Extracting data from a Web API¤
Introduction¤
This tutorial demonstrates how you can build a Knowledge Graph based on input data from a Web API. The tutorial is based on the GitHub API (v3), which we will use to fetch repository data of a certain organization and create a Knowledge Graph from the response.
Abstract
The complete tutorial is available as a project file. You can import this project:
- by using the web interface (Create → Project → Import project file) or
- by using the command line interface
In order to get familiar with the API, simply fetch an example response with this command:
The HTTP Get request retrieves all repositories of a GitHub organization named vocol.
The JSON response includes the data for all repositories (mobivoc, vocol, …). You can also download the response file here: repos.json.
[
{
...
"id": 22646219,
"name": "mobivoc",
...
},
{
...
"id": 22646629,
"name": "vocol",
...
},
{
...
"id": 30964669,
"name": "scor",
...
},
...
]
1 Register a Web API¤
-
Click the Create button (top right) in the data integration workspace and select the type REST request.
-
Define a Label, Description and the URL of the Web API. Example input:
https://api.github.com/orgs/vocol/repos
.
2 Create a JSON parser¤
As we are only interested in the HTTP Message Body which holds the JSON repository data, we first have to parse the body from the entire HTTP response.
-
Click the Create button (top right) in the data integration workspace and select the type Parse JSON.
-
Define a Label, a Description, and the Input path. All other fields can keep the default settings. The default input path is always:
<http://silkframework.org/vocab/taskSpec/RestTaskResult/responseBody>
3 Create a JSON Dataset¤
To create a JSON-to-RDF-mapping within Corporate Memory, we have to first register an example response from the API (repos.json).

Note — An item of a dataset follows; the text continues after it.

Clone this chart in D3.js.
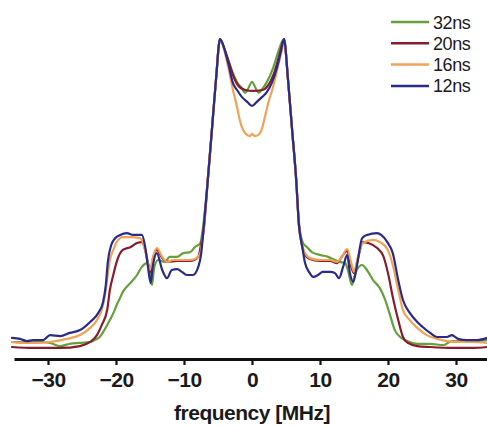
<!DOCTYPE html>
<html>
<head>
<meta charset="utf-8">
<script src="https://cdn.jsdelivr.net/npm/d3@7"></script>
<style>
  html, body { margin: 0; padding: 0; background: #ffffff; }
  svg { display: block; }
</style>
</head>
<body>
<svg id="chart" width="487" height="426"></svg>
<script>
// Echo spectra at four pulse separations: [frequency (MHz), normalised intensity (%)]
const series32ns = [
  [-35.3,3.2],[-33.4,3.2],[-31.2,3.2],[-29.7,2.9],[-28.2,1.9],[-26.8,2.6],[-25.3,2.9],[-23.8,3.2],
  [-22.8,4.2],[-22.4,4.8],[-21.8,6.7],[-20.9,10.2],[-20.3,12.8],[-19.9,15.0],[-19.4,17.3],[-19.0,19.2],
  [-17.9,22.0],[-16.9,24.6],[-16.2,27.2],[-15.4,28.4],[-15.1,26.8],[-14.7,21.4],[-14.4,26.8],[-13.8,29.4],
  [-12.8,28.8],[-12.1,30.4],[-11.0,30.4],[-10.1,31.6],[-9.1,31.9],[-8.4,33.5],[-7.6,34.8],[-7.2,39.9],
  [-6.5,55.0],[-5.9,70.9],[-5.3,86.9],[-4.7,100],[-4.1,97.1],[-3.5,93.3],[-2.8,89.1],[-2.1,85.9],
  [-1.5,84.3],[-1.0,82.8],[-0.6,84.0],[0,86.3],[0.6,84.0],[1.0,82.8],[1.5,84.0],[2.2,86.3],
  [3.1,90.7],[3.8,95.5],[4.7,100],[5.3,86.9],[5.9,70.9],[6.5,55.0],[6.9,41.5],[7.5,34.8],
  [8.1,33.5],[8.8,31.9],[10.0,31.0],[11.2,30.4],[12.2,29.4],[12.9,28.8],[13.7,28.4],[14.1,26.2],
  [14.7,21.4],[15.0,23.6],[15.4,26.2],[16.2,27.8],[16.9,26.2],[17.8,23.0],[18.8,20.4],[19.6,16.6],
  [20.3,11.8],[21.0,7.0],[21.8,4.8],[22.8,3.5],[24.3,2.6],[26.2,2.6],[28.1,2.2],[29.4,3.5],
  [30.6,3.5],[32.5,3.5],[34.6,3.8]
];

const series20ns = [
  [-35.3,1.6],[-32.2,1.3],[-28.2,1.3],[-25.3,1.9],[-23.8,3.2],[-22.8,5.4],[-22.1,8.6],[-21.3,13.4],
  [-20.9,19.8],[-20.4,24.6],[-19.9,28.8],[-19.0,32.6],[-17.9,33.5],[-16.9,34.8],[-16.2,35.1],[-15.7,32.6],
  [-15.3,28.4],[-14.9,25.6],[-14.6,29.4],[-14.0,32.6],[-13.2,30.0],[-12.5,28.8],[-11.0,29.1],[-9.1,29.1],
  [-7.9,30.4],[-7.5,34.2],[-7.1,39.0],[-6.5,55.0],[-5.9,70.9],[-5.3,86.9],[-4.7,100],[-4.1,97.1],
  [-3.5,93.3],[-2.8,88.5],[-2.1,85.3],[-1.0,83.7],[0.1,83.4],[1.5,83.7],[2.4,85.3],[3.4,90.1],
  [4.1,95.5],[4.7,100],[5.3,86.9],[5.9,70.9],[6.5,55.0],[6.9,40.6],[7.2,35.8],[7.8,31.0],
  [8.5,29.7],[10.0,29.1],[11.5,29.1],[12.5,28.4],[13.2,30.4],[14.0,32.3],[14.6,27.2],[15.0,25.2],
  [15.6,30.0],[16.3,35.1],[17.1,34.8],[18.4,33.2],[19.3,30.7],[20.0,25.2],[20.7,17.6],[21.5,10.2],
  [22.2,4.8],[22.9,2.9],[24.3,1.9],[26.2,1.6],[29.6,1.3],[32.5,1.3],[34.6,1.6]
];

const series16ns = [
  [-35.3,3.2],[-34.1,2.9],[-31.6,2.9],[-29.7,3.2],[-27.2,4.2],[-25.3,5.4],[-23.8,7.7],[-22.8,10.2],
  [-22.1,13.4],[-21.5,19.8],[-20.9,29.4],[-20.4,32.6],[-19.9,35.1],[-19.0,36.7],[-17.9,36.7],[-16.5,36.4],
  [-16.0,34.8],[-15.4,29.4],[-15.0,26.2],[-14.6,30.0],[-14.0,33.2],[-13.2,30.4],[-12.5,28.8],[-11.6,29.4],
  [-10.6,29.4],[-9.1,29.4],[-8.1,30.0],[-7.6,31.6],[-7.2,37.4],[-6.5,55.0],[-5.9,70.9],[-5.3,86.9],
  [-4.7,100],[-4.1,96.5],[-3.5,91.1],[-2.8,83.7],[-2.2,78.3],[-1.8,74.1],[-1.3,70.9],[-0.7,69.3],
  [-0.3,69.0],[0,69.7],[0.4,69.0],[0.9,69.3],[1.5,71.6],[1.9,75.1],[2.4,79.6],[3.1,84.7],
  [3.8,91.1],[4.4,96.5],[4.7,100],[5.3,86.9],[5.9,70.9],[6.5,55.0],[6.9,40.6],[7.2,35.8],
  [7.8,31.6],[8.5,30.0],[10.0,29.4],[11.5,29.4],[12.5,28.8],[13.2,30.4],[14.0,32.9],[14.6,28.4],
  [15.0,25.6],[15.6,30.4],[16.3,34.8],[17.8,35.8],[18.8,35.1],[19.9,32.9],[20.7,27.8],[21.5,19.8],
  [22.2,13.4],[23.2,10.2],[24.3,7.7],[25.7,5.4],[27.2,4.2],[28.7,3.5],[30.6,3.2],[32.5,3.2],[34.6,2.9]
];

const series12ns = [
  [-35.3,4.5],[-34.1,4.2],[-33.1,3.5],[-32.2,3.8],[-30.7,3.8],[-29.7,5.4],[-28.2,5.1],[-26.8,6.1],
  [-25.3,7.0],[-23.8,9.6],[-22.6,12.5],[-21.9,16.0],[-21.5,21.4],[-21.2,28.8],[-20.7,34.2],[-20.1,36.4],
  [-19.4,37.4],[-18.4,38.0],[-17.5,37.4],[-16.2,37.4],[-15.7,33.5],[-15.3,27.2],[-14.9,22.0],[-14.6,27.2],
  [-14.0,31.6],[-13.2,26.2],[-12.5,23.6],[-11.8,26.2],[-11.0,26.5],[-10.3,25.6],[-9.6,24.6],[-8.7,24.6],
  [-7.9,27.2],[-7.5,31.0],[-7.2,37.4],[-6.5,55.0],[-5.9,70.9],[-5.3,86.9],[-4.7,100],[-4.1,97.1],
  [-3.5,92.3],[-2.8,85.9],[-2.2,83.7],[-1.5,81.5],[-0.7,79.9],[0,78.6],[0.7,79.9],[1.5,81.5],
  [2.2,83.1],[2.9,85.9],[3.7,91.1],[4.3,96.5],[4.7,100],[5.3,86.9],[5.9,70.9],[6.5,55.0],
  [6.9,40.6],[7.4,33.5],[7.8,28.4],[8.5,25.2],[9.0,24.0],[9.7,24.6],[10.4,25.6],[11.5,25.6],
  [12.2,25.2],[12.8,23.6],[13.4,27.2],[14.0,31.0],[14.4,25.2],[14.9,22.4],[15.4,27.2],[16.2,36.4],
  [16.9,37.4],[18.4,38.0],[19.0,37.4],[19.9,35.1],[20.7,31.6],[21.5,23.0],[22.2,16.6],[23.2,12.5],
  [24.3,9.6],[25.1,8.0],[26.2,6.1],[27.2,4.8],[28.7,4.8],[29.4,5.4],[30.3,4.2],[31.6,3.8],
  [33.1,3.8],[34.6,4.5]
];

const seriesNames = ["32ns", "20ns", "16ns", "12ns"];
const seriesValues = [series32ns, series20ns, series16ns, series12ns];
const seriesColors = ["#64a03c", "#861c2c", "#f2a257", "#2a2a88"];
const xTicks = [-30, -20, -10, 0, 10, 20, 30];
const xTitle = "frequency [MHz]";

const svg = d3.select("#chart");

const x = d3.scaleLinear().domain([-35, 35]).range([14, 490]);
const y = d3.scaleLinear().domain([0, 100]).range([352, 39]);

const line = d3.line()
  .x(d => x(d[0]))
  .y(d => y(d[1]))
  .curve(d3.curveMonotoneX);

// spectra (12ns drawn last, on top)
svg.append("g")
  .selectAll("path")
  .data(seriesValues)
  .join("path")
  .attr("d", line)
  .attr("fill", "none")
  .attr("stroke", (d, i) => seriesColors[i])
  .attr("stroke-width", 2.2)
  .attr("stroke-linejoin", "round")
  .attr("stroke-linecap", "round");

// frequency axis
const axis = svg.append("g")
  .attr("transform", "translate(0,359)")
  .call(d3.axisBottom(x).tickValues(xTicks).tickSize(6).tickSizeOuter(0).tickPadding(6)
    .tickFormat(d3.format("d")));

axis.select(".domain").attr("stroke", "#111").attr("stroke-width", 3);
axis.selectAll(".tick line").attr("stroke", "#111").attr("stroke-width", 2.2);
axis.selectAll(".tick text")
  .attr("fill", "#1a1a1a")
  .attr("font-family", "'Liberation Sans', Arial, sans-serif")
  .attr("font-weight", "bold")
  .attr("font-size", 21)
  .attr("letter-spacing", "-0.5")
  .attr("dy", null)
  .attr("y", 28);

svg.append("text")
  .attr("x", x(0))
  .attr("y", 420)
  .attr("text-anchor", "middle")
  .attr("fill", "#1a1a1a")
  .attr("font-family", "'Liberation Sans', Arial, sans-serif")
  .attr("font-weight", "bold")
  .attr("font-size", 21)
  .attr("letter-spacing", "-0.5")
  .text(xTitle);

// legend
const legend = svg.append("g").attr("transform", "translate(391,22)");
const rows = legend.selectAll("g")
  .data(seriesNames)
  .join("g")
  .attr("transform", (d, i) => `translate(0,${i * 21.3})`);

rows.append("line")
  .attr("x1", 0).attr("x2", 38)
  .attr("y1", 0).attr("y2", 0)
  .attr("stroke", (d, i) => seriesColors[i])
  .attr("stroke-width", 2.5);

rows.append("text")
  .attr("x", 42)
  .attr("y", 6.5)
  .attr("fill", "#1a1a1a")
  .attr("font-family", "'Liberation Sans', Arial, sans-serif")
  .attr("font-size", 18)
  .attr("letter-spacing", "-0.4")
  .text(d => d);
</script>
</body>
</html>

Based on the schema of the response, we can then define step-by-step the mappings, which are used to build the Knowledge Graph.
-
Click the Create button (top right) in the data integration workspace and select the type JSON.
-
Upload the JSON file repos.json (API response) as a Dataset into Corporate Memory.
4 Create a Knowledge Graph¤
The Knowledge Graph will be used to integrate all data coming from one or more APIs. The Knowledge Graph receives RDF triples from the defined Transformations for each API.
-
Click the Create button (top right) in the data integration workspace and select the type Knowledge Graph.
-
Provide the Knowledge Graph with a Label and Description, as well as the following (example) Graph URI:
http://ld.company.org/repository-data/
5 Create a Transformation¤
In order to transform the input data from the API, in our example structured in JSON, we have to define a mapping to create RDF triples which are then written to the Knowledge Graph.
-
Click the Create button (top right) in the data integration workspace and select the type Transform.
-
Provide the Transformation with a Label and Description, configure the Input Dataset (Repos.json) and the Output Dataset (Repository Knowledge Graph).
-
Click the Mapping Editor button in the previously defined Transformation.
-
In the following screenshots, we provide an example mapping for the data received by the GitHub API. For more complex mappings, we recommend the Tutorial Lift data from JSON and XML sources.
6 Create a Workflow¤
To build a workflow that combines all the elements we previously built, we now define a workflow for (1) requesting the data from the GitHub API, (2) parsing the HTTP response we receive, (3) transforming the JSON data into RDF triples and finally (4) writing the RDF triples into the Knowledge Graph.
-
Click the Create button (top right) in the data integration workspace and select the type Workflow.
-
Provide the Transformation with a Label and a Description.
-
Click the Workflow Editor button in the menu of the created workflow.
-
Drag and drop the different items into the Workflow Editor and combine them with one another (see example screenshot). Save the workflow, and press the run symbol to execute the workflow.
-
Validate the result by clicking on the Workflow Report tab and see the result of your execution. In this example, 15x repositories were found from the GitHub API request.